Studying the Role of Failure in Design and Making
While the term 'failure' brings to mind negative associations, there is a current focus on failure as a driver of innovation and development in many professional fields. It is also emerging from prior research that for STEM professionals and educators, failure plays an important role in designing and making to increase learning, persistence and other noncognitive skills such as self-efficacy and independence. By investigating how youth and educators attend to moments of failure, how they interpret what this means, and how they respond, we will be better able to understand the dynamics of each part of the experience. The research team will be working with youth from urban, suburban and rural settings, students from Title I schools or who qualify for free/reduced-price lunches, those from racial and ethnic minority groups, as well as students who are learning English as a second language.
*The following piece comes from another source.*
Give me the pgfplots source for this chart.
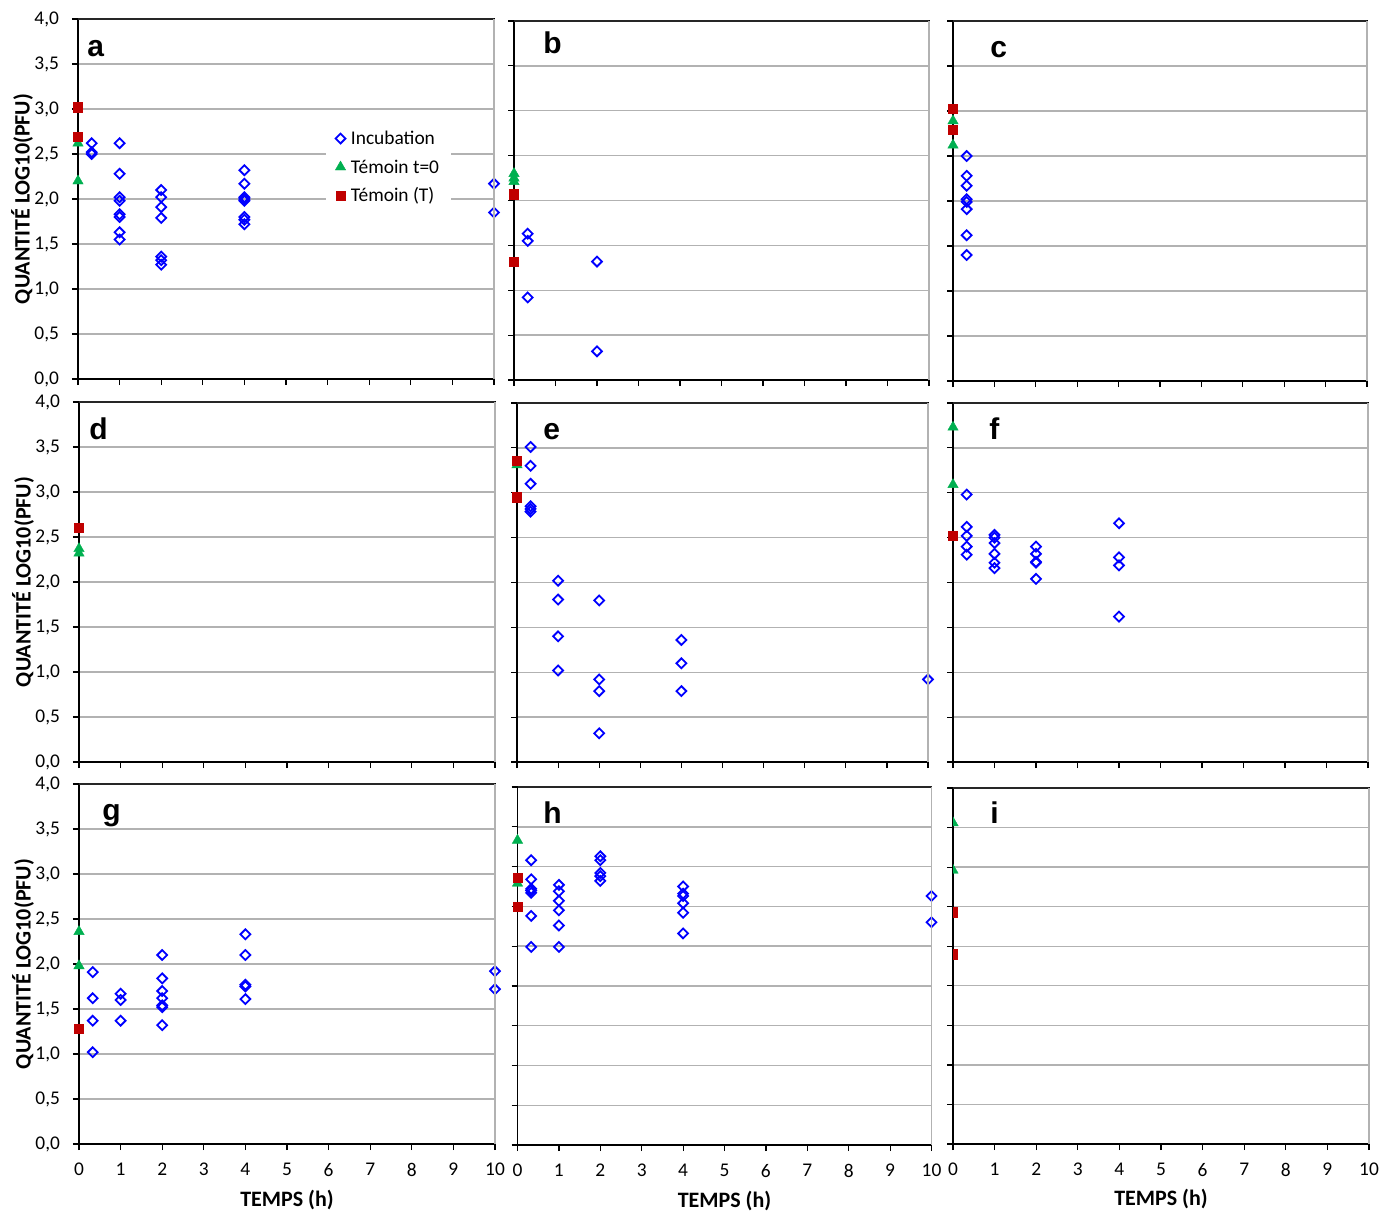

These youth are from groups traditionally underrepresented in STEM and in making, and research indicates they are more likely to experience negative outcomes when they experience failure.
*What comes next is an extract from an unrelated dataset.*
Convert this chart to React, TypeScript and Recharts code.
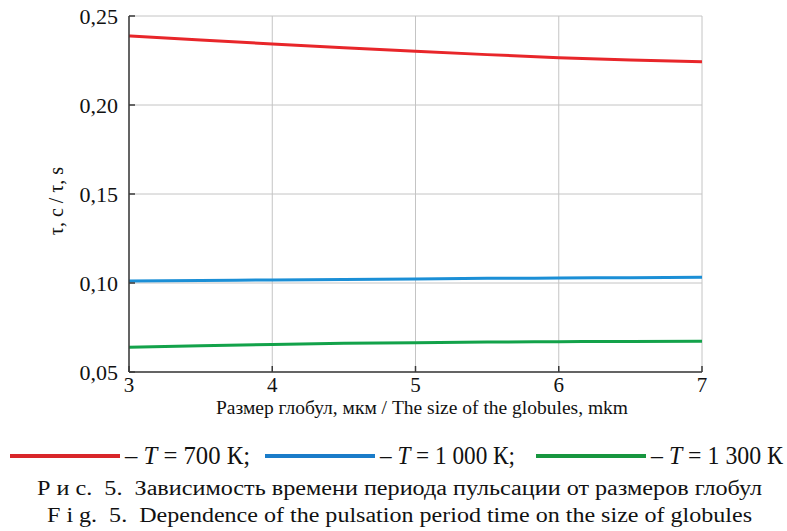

The intellectual merit of this project centers on establishing a baseline understanding of how failure in making is triggered and experienced by youth, what role educators play in the process, and what can be done to increase persistence and learning, rather than failure being an end-state. The research team will investigate these issues through the use of qualitative and quantitative research methods. In particular, the team will design and evaluate the effectiveness of interventions on increasing the abilities of youth and educators in noticing and responding to failures and increasing positive (e.g., resilience) outcomes. Research sites are selected because they will allow collection of data on youth from a wide range of backgrounds. The research team will also work to test and revise their hypothesized model of the influence of factors on persistence through failures in making. This project is a part of NSF's Maker Dear Colleague Letter (DCL) portfolio (NSF 15-086), a collaborative investment of Directorates for Computer & Information Science & Engineering (CISE), Education and Human Resources (EHR) and Engineering (ENG).